Re: Not the only way to build an AI [WAS: Please Re-read CAFAI]

From: Richard Loosemore (rpwl@lightlink.com)
Date: Wed Dec 14 2005 - 08:53:01 MST


Eric Rauch wrote:
> Given your skepticism of goal guided agi what do you think of the
> goaless agi I suggested.
>

An AGI cannot be completely goalless, because the more you try to
exclude *any* kind of goal mechanism, the more you make it into a
conventional program that, because if its simplicity, is simply not
going to have the flexibility to be intelligent.

The tricky part is that "goal system" has many interpretations, and I am
not denying the need for some kind of goal system, because that is the
mechanism that causes the system to organize its model-building (the
activity that senses the world, builds models of what is going out
there, and uses those models to take actions .... all of thinking, in
other words). Without a goal mechanism of some sort, the AGI just sits
there having random thoughts about whatever takes its fancy, and that
kind of creature would never get smart in the first place. My specific
grouse is that people sometimes have a very narrow intepretation of what
that goal system is, and so delude themselves into thinking that it
works in a very deterministic way (and hence can be set up in such a way
as to "guarantee" friendliness). I think that that kind of goal system
would not work, but a motivation/goal system, in which there were
general motivations driving the overall behavior, as well as a flexible
goal system that loosely governs the moment-to-moment processes, is the
way we will eventually have to build the AGI.

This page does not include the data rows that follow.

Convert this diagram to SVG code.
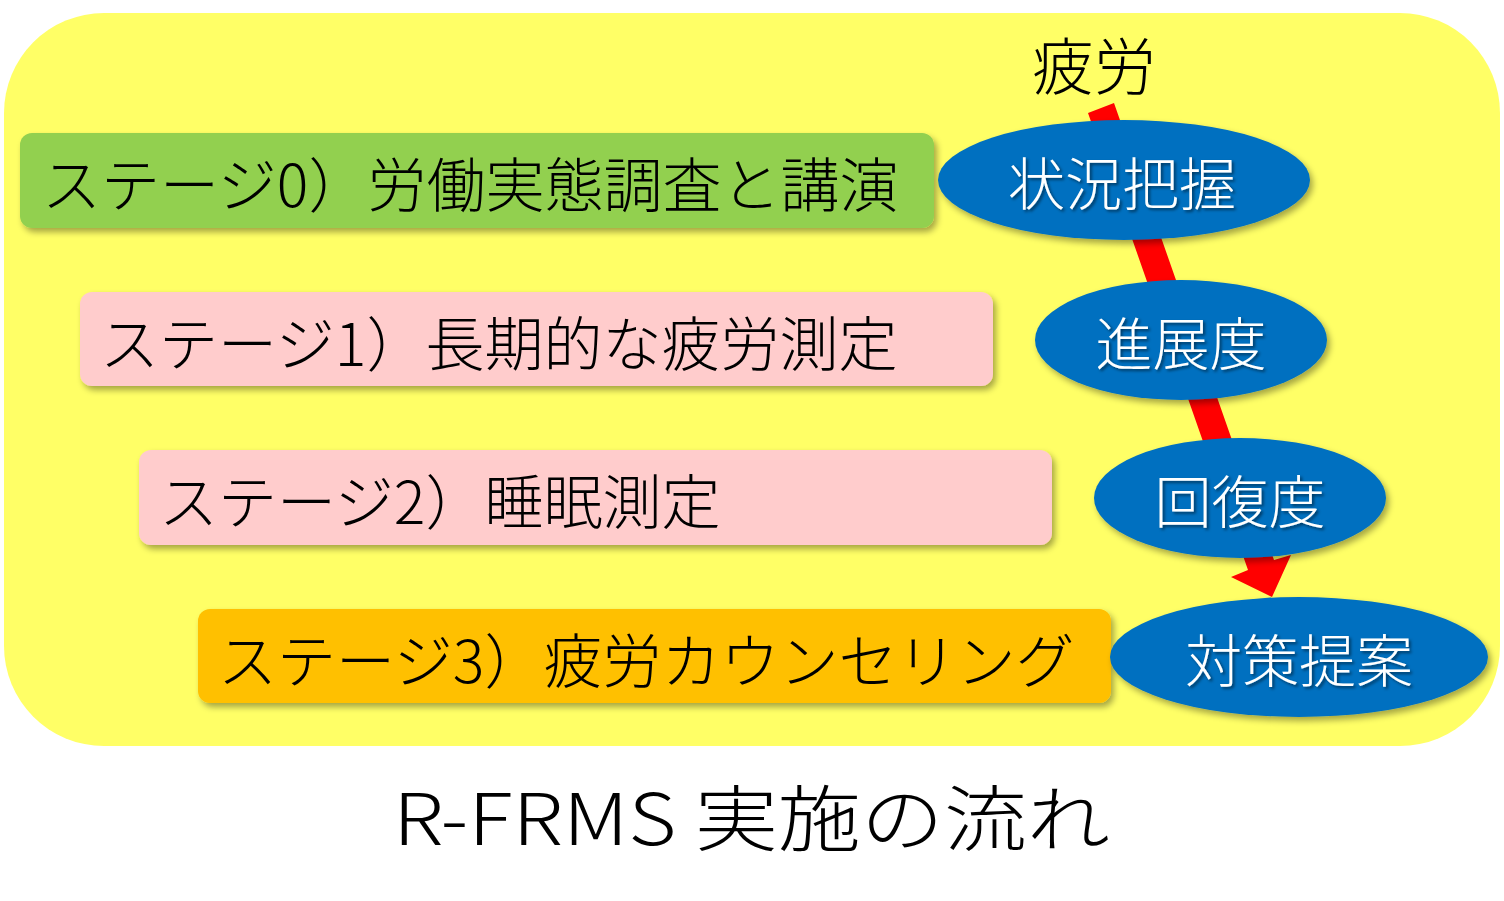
<svg xmlns="http://www.w3.org/2000/svg" width="1504" height="901" viewBox="0 0 1504 901">
<defs>
<filter id="sh" x="-10%" y="-20%" width="125%" height="150%">
<feDropShadow dx="3" dy="4" stdDeviation="3" flood-color="#000" flood-opacity="0.35"/>
</filter>
<filter id="tsh" x="-10%" y="-20%" width="125%" height="150%">
<feDropShadow dx="2" dy="2" stdDeviation="1.5" flood-color="#000" flood-opacity="0.5"/>
</filter>
<style>
.t{font-family:"Noto Sans CJK JP","Noto Sans",sans-serif;font-size:59px;font-weight:300;fill:#000}
.e{fill:#0070C0;filter:url(#sh)}
.et{font-family:"Noto Sans CJK JP","Noto Sans",sans-serif;font-size:57px;font-weight:300;fill:#fff;text-anchor:middle;filter:url(#tsh)}
.box{filter:url(#sh)}
</style>
</defs>
<rect x="0" y="0" width="1504" height="901" fill="#fff"/>
<rect id="bg" x="4" y="13" width="1496" height="733" rx="100" ry="100" fill="#FFFF66"/>
<g id="stage0"><rect class="box" x="20" y="133" width="914" height="95" rx="12" fill="#92D050"/><text class="t" x="42" y="207">ステージ0）労働実態調査と講演</text></g>
<g id="stage1"><rect class="box" x="80" y="292" width="913" height="94" rx="12" fill="#FFCCCC"/><text class="t" x="100" y="366">ステージ1）長期的な疲労測定</text></g>
<g id="stage2"><rect class="box" x="139" y="450" width="913" height="95" rx="12" fill="#FFCCCC"/><text class="t" x="159" y="524">ステージ2）睡眠測定</text></g>
<g id="stage3"><rect class="box" x="198" y="609" width="913" height="94" rx="12" fill="#FFC000"/><text class="t" x="218" y="683">ステージ3）疲労カウンセリング</text></g>
<g id="connectors"><polygon points="1088,113 1114,103 1274,560 1291,555 1272,597 1231,577 1248,570" fill="#FF0000"/></g>
<g id="fatigue"><text x="1094" y="90" font-family="'Noto Sans CJK JP','Noto Sans',sans-serif" font-size="62" font-weight="300" text-anchor="middle" fill="#000">疲労</text></g>
<g id="n1"><ellipse class="e" cx="1124" cy="180" rx="186" ry="60"/><text class="et" x="1122" y="205">状況把握</text></g>
<g id="n2"><ellipse class="e" cx="1181" cy="340" rx="146" ry="60"/><text class="et" x="1181" y="365">進展度</text></g>
<g id="n3"><ellipse class="e" cx="1240" cy="498" rx="146" ry="60"/><text class="et" x="1240" y="523">回復度</text></g>
<g id="n4"><ellipse class="e" cx="1299" cy="657" rx="189" ry="60"/><text class="et" x="1299" y="682">対策提案</text></g>
<text x="393" y="845" font-family="'Noto Sans CJK JP','Noto Sans',sans-serif" font-size="72" font-weight="300" fill="#000" textLength="717" lengthAdjust="spacingAndGlyphs">R-FRMS 実施の流れ</text>
</svg>
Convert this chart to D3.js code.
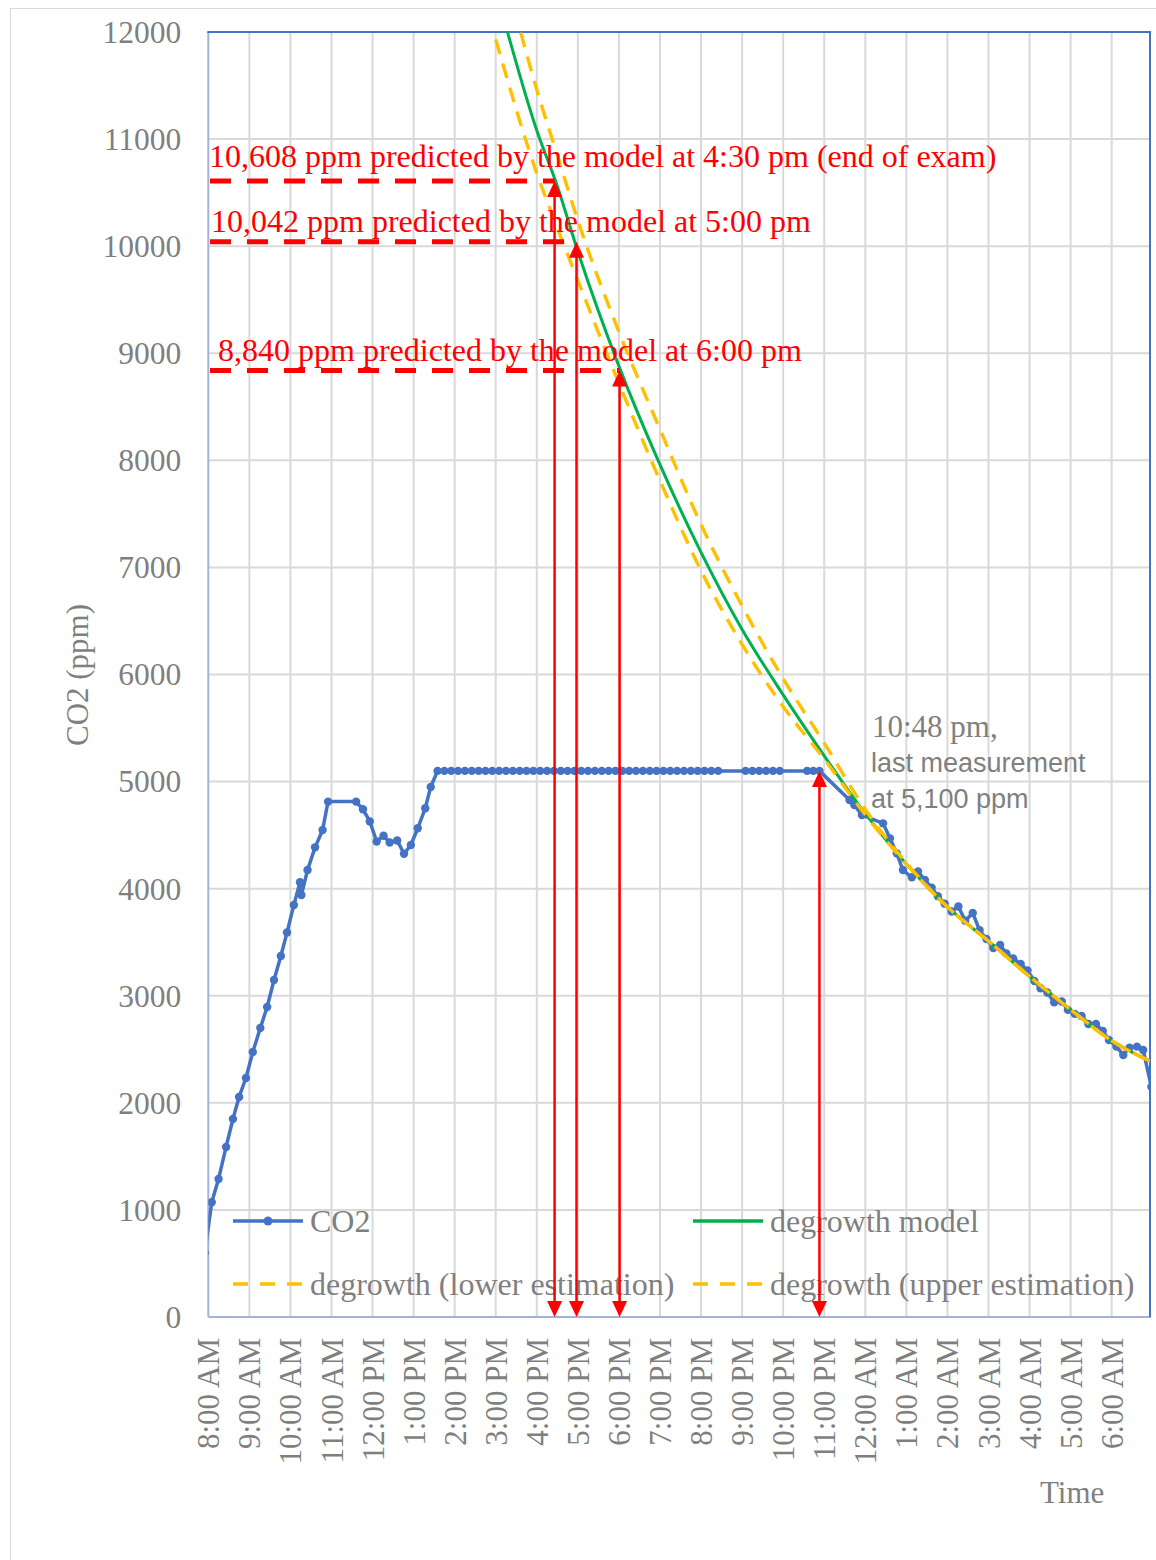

Answering your specific question: I can see how one could build
quasi-intelligent systems that did some knowledge acquisition (I would
call it a "drone") without having enough of a goal system to know what
it was doing (without being self-aware). Rather like an extreme version
of a human savant. But that is a slightly different issue... not quite
a missing goal system of the sort you were after, just an impoverished
goal system, and with other stuff missing. But I think such a thing
would have to be governed (managed, operated, controlled) by a real AGI.
  What I have in mind here is the idea that a real AGI could create vast
numbers of drones that did specialized research on particular tasks
without having much awareness of the nature of self, so they would be
like the things we call "number crunchers", except the AGI would call
them "concept crunchers". Maybe such a system would satisfy some of the
requirements you had in mind when you talked of a goalless AGI, although
it would be no good if it had to have a real AGI to supervise it.

>
> Also I'm curious as to how the members of this list maintain such a
> high degree of certainty about the behavior of post singularity
> intelligences which are almost by definition supposed to be beyond our
> comprehension (richard this is not directed at you)
>

I will comment anyway ;-). I think you have put your finger on one of
the big, glaring inconsistencies in the discussions that take place
here. I believe the root of this is the same dogmatic attachment to the
"Neat" (mostly decision-theory-based) approach to AI. (cf the Neats vs
Scruffs war .... I count myself as a NeoScruff).